Spring 2023 Course Offerings
PL201 Foundations of Philosophy
A one semester introduction to philosophy. Three focal points are covered: the emergence and development of rational theories on the nature of reality (metaphysics); questions concerning the grounds for distinguishing between knowledge and opinion (epistemology); and the nature and status of values (ethical, aesthetic, religious, etc.). Special attention is paid to the origins of philosophy and its historical beginnings in the ancient world.
PL210 Politics and Society
Addresses the basis and goals of human society, including issues concerning the structure of the good community as balanced against the interests of the individual.
PL216 Asian Thought
An introduction to the philosophical and spiritual traditions of Asia, such as Hinduism, Buddhism, Confucianism, and Daoism. Comparisons with Western thought are explored.
PL228 Philosophy and Genocide
Dr. Jim Snow
Examines the challenges that genocide poses for philosophy and what philosophy and philosophers might do to confront and even prevent genocide.
PL236 Environmental Philosophy
Explores the place of human beings within the much larger natural world and the fundamental conceptions of nature. Is nature savage, a resource for our use, or a mindless machine? Special topics may include animal consciousness, sustainability, indigenous cultures, global climate change and other ecological crises, and the effects of contemporary technologies.
PL310 Business Ethics
A study of the relevance of ethics to business, with special emphasis on the similarities and differences between business and personal life. Case studies and special readings cover such topics as the social responsibilities of business and the notion of the economic common good.
A study of the moral problems and uncertainties connected with biomedical research. Theoretical questions on the nature of morality and methodological foundations of science lead to a discussion of current topics, such as recombinant DNA, cloning, organ transplants, definitions of death, and death therapy.
PL314 Environmental Ethics
An investigation of the relationship between human beings and the natural world, with attention to the ethical dimensions of our life-style and environmental policies. Students explore their obligations to the nonhuman world and to future generations.
PL315 Ethics after Auschwitz
Dr. Jim Snow
When philosopher Theodor Adorno wrote that “to write a poem after Auschwitz is barbaric,” it was a profound recognition that the Holocaust changed everything. This course explores ways in which philosophy might be implicated in the Holocaust and other genocides. It then turns to the failures of traditional philosophical ethics that we are forced to confront in the wake of the Holocaust. Finally, the course raises questions about the possibility of hope after Auschwitz.
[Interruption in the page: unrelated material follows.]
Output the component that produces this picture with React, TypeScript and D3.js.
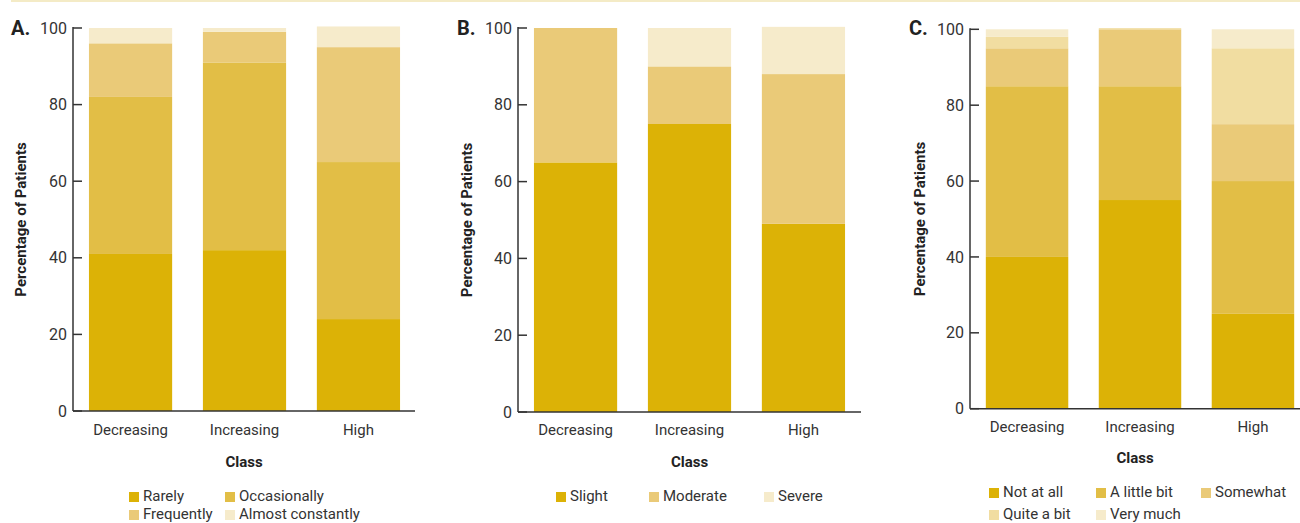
import React from "react";
import * as d3 from "d3";

const classes = ["Decreasing", "Increasing", "High"];
const yTicks = [0, 20, 40, 60, 80, 100];

// Panel A: frequency
const aKeys = ["Rarely", "Occasionally", "Frequently", "Almost constantly"];
const aRarely = [41, 42, 24];
const aOccasionally = [41, 49, 41];
const aFrequently = [14, 8, 30];
const aAlmostConstantly = [4, 1, 5.4];

// Panel B: severity
const bKeys = ["Slight", "Moderate", "Severe"];
const bSlight = [65, 75, 49];
const bModerate = [35, 15, 39];
const bSevere = [0, 10, 12.3];

// Panel C: interference
const cKeys = ["Not at all", "A little bit", "Somewhat", "Quite a bit", "Very much"];
const cNotAtAll = [40, 55, 25];
const cLittleBit = [45, 30, 35];
const cSomewhat = [10, 15, 15];
const cQuiteABit = [3, 0.3, 20];
const cVeryMuch = [2, 0, 5];

const C1 = "#dcb206";
const C2 = "#e2be46";
const C3 = "#eaca78";
const C4 = "#f1dda1";
const C5 = "#f6ebcb";

const FONT = "Roboto, 'Liberation Sans', sans-serif";
const TEXT = "#333";

type Panel = {
  letter: string;
  keys: string[];
  series: number[][];
  colors: string[];
  axisX: number;
  yTop: number;
  yBot: number;
  bandEnd: number;
  axisEnd: number;
  tickBase: number;
  classBase: number;
  titleX: number;
  letterX: number;
  legend: { x: number; y: number }[];
};

const panels: Panel[] = [
  {
    letter: "A.",
    keys: aKeys,
    series: [aRarely, aOccasionally, aFrequently, aAlmostConstantly],
    colors: [C1, C2, C3, C5],
    axisX: 73,
    yTop: 28,
    yBot: 411,
    bandEnd: 416,
    axisEnd: 415,
    tickBase: 435,
    classBase: 467,
    titleX: 21,
    letterX: 11,
    legend: [
      { x: 129, y: 501 },
      { x: 225, y: 501 },
      { x: 129, y: 519 },
      { x: 225, y: 519 },
    ],
  },
  {
    letter: "B.",
    keys: bKeys,
    series: [bSlight, bModerate, bSevere],
    colors: [C1, C3, C5],
    axisX: 518,
    yTop: 28,
    yBot: 412,
    bandEnd: 861,
    axisEnd: 861,
    tickBase: 435,
    classBase: 467,
    titleX: 467,
    letterX: 457,
    legend: [
      { x: 556, y: 501 },
      { x: 649, y: 501 },
      { x: 764, y: 501 },
    ],
  },
  {
    letter: "C.",
    keys: cKeys,
    series: [cNotAtAll, cLittleBit, cSomewhat, cQuiteABit, cVeryMuch],
    colors: [C1, C2, C3, C4, C5],
    axisX: 970,
    yTop: 29.3,
    yBot: 408.7,
    bandEnd: 1310,
    axisEnd: 1300,
    tickBase: 432,
    classBase: 463,
    titleX: 920,
    letterX: 909,
    legend: [
      { x: 989, y: 497 },
      { x: 1096, y: 497 },
      { x: 1201, y: 497 },
      { x: 989, y: 519 },
      { x: 1096, y: 519 },
    ],
  },
];

function PanelView({ p }: { p: Panel }) {
  const x = d3
    .scaleBand<string>()
    .domain(classes)
    .range([p.axisX, p.bandEnd])
    .paddingInner(0.27)
    .paddingOuter(0.14);
  const y = d3.scaleLinear().domain([0, 100]).range([p.yBot, p.yTop]);
  const rows = classes.map((c, i) => {
    const r: any = { cls: c };
    p.keys.forEach((k, j) => (r[k] = p.series[j][i]));
    return r;
  });
  const stacked = d3.stack<any>().keys(p.keys)(rows);
  const midX = (p.axisX + p.axisEnd) / 2;
  const midY = (p.yTop + p.yBot) / 2;
  return (
    <g>
      {stacked.map((layer, li) => (
        <g key={li} fill={p.colors[li]}>
          {layer.map((d, i) =>
            d[1] - d[0] > 0 ? (
              <rect
                key={i}
                x={x(classes[i])}
                width={x.bandwidth()}
                y={y(d[1])}
                height={y(d[0]) - y(d[1])}
              />
            ) : null
          )}
        </g>
      ))}
      <line x1={p.axisX} x2={p.axisX} y1={p.yTop - 1} y2={p.yBot} stroke={TEXT} strokeWidth={1.5} />
      <line x1={p.axisX} x2={p.axisEnd} y1={p.yBot} y2={p.yBot} stroke={TEXT} strokeWidth={1.5} />
      {yTicks.map((t) => (
        <g key={t}>
          <line x1={p.axisX} x2={p.axisX + 9} y1={y(t)} y2={y(t)} stroke={TEXT} strokeWidth={1.5} />
          <text
            x={p.axisX - 6}
            y={y(t)}
            dy="0.35em"
            textAnchor="end"
            fontSize={16}
            fill={TEXT}
          >
            {t}
          </text>
        </g>
      ))}
      {classes.map((c) => (
        <text
          key={c}
          x={(x(c) as number) + x.bandwidth() / 2}
          y={p.tickBase}
          textAnchor="middle"
          fontSize={15}
          fill={TEXT}
        >
          {c}
        </text>
      ))}
      <text x={midX} y={p.classBase} textAnchor="middle" fontSize={15} fontWeight="bold" fill="#222">
        Class
      </text>
      <text
        transform={`translate(${p.titleX},${midY}) rotate(-90)`}
        textAnchor="middle"
        dy="0.35em"
        fontSize={15}
        fontWeight="bold"
        fill="#222"
      >
        Percentage of Patients
      </text>
      <text x={p.letterX} y={35} fontSize={20} fontWeight="bold" fill="#222">
        {p.letter}
      </text>
      {p.keys.map((k, i) => (
        <g key={k}>
          <rect x={p.legend[i].x} y={p.legend[i].y - 9} width={10} height={10} fill={p.colors[i]} />
          <text x={p.legend[i].x + 14} y={p.legend[i].y} fontSize={15} fill={TEXT}>
            {k}
          </text>
        </g>
      ))}
    </g>
  );
}

export default function App() {
  return (
    <svg
      width={1300}
      height={523}
      style={{ position: "absolute", left: 0, top: 0, fontFamily: FONT }}
    >
      <rect x={0} y={0} width={1300} height={523} fill="#fff" />
      <rect x={11} y={0} width={1289} height={2} fill="#f4ebc6" />
      {panels.map((p) => (
        <PanelView key={p.letter} p={p} />
      ))}
    </svg>
  );
}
PL326 Philosophy of Religion
An examination of phenomenological descriptions of religion, and a discussion of the possibility of metaphysical statements about God. Topics include contemporary problems of God-talk, secularization, the relationship between philosophy and theology.
PL333 Philosophy of Law
History is a central theme of philosophical inquiry. The study of the philosophy of history raises the question as to whether there is meaning in events over time and space, granting regularity and human freedom. Some key authors are Cicero, Augustine, Vico, Kent, Herder, Hegel, Marx, Dilthey, Ricoeur, and Danto, each of whom contributed to shaping the understanding of history.
PL336 Comparative Philosophy: East-West Dialogues
Places in dialogue Western philosophical topics or figures with those drawn from Asian traditions. One or more specific themes are chosen as the focus of the course; for example, Eastern and Western conceptions of being and nothingness; human nature; the problem of evil; or mind and body.
PL339 Philosophy of Information and Media
Today we are living through one of human history's great media shifts, on par with the invention of the written language and the printing press. A shift of this magnitude invites philosophical reflection: both historical and phenomenological reflections on the nature of reading, writing, and thinking as well as a general examination of the way media affects consciousness. In this course, students trace the history of media shifts and their impact by looking at thinkers as diverse as Plato and Marshall McLuhan. Special attention is given to reflection on the internet, social media, and AI, with readings from earliest theorists of the internet such as Vannevar Bush and Ted Nelson and contemporary critiques of the internet such as Nicholas Carr, author of “Is Google Making Us Stupid?”
PL365 Japanese Philosophy
Students are introduced to some of the major themes and figures of philosophical thought in Japan. The focus is on traditional thought, such as that of the Zen Buddhist philosopher Dogen, and/or on modern thought, such as that of the Kyoto School.
An introduction to phenomenology through a study of its major representatives, notably Husserl, Heidegger, Merleau-Ponty, and Sartre.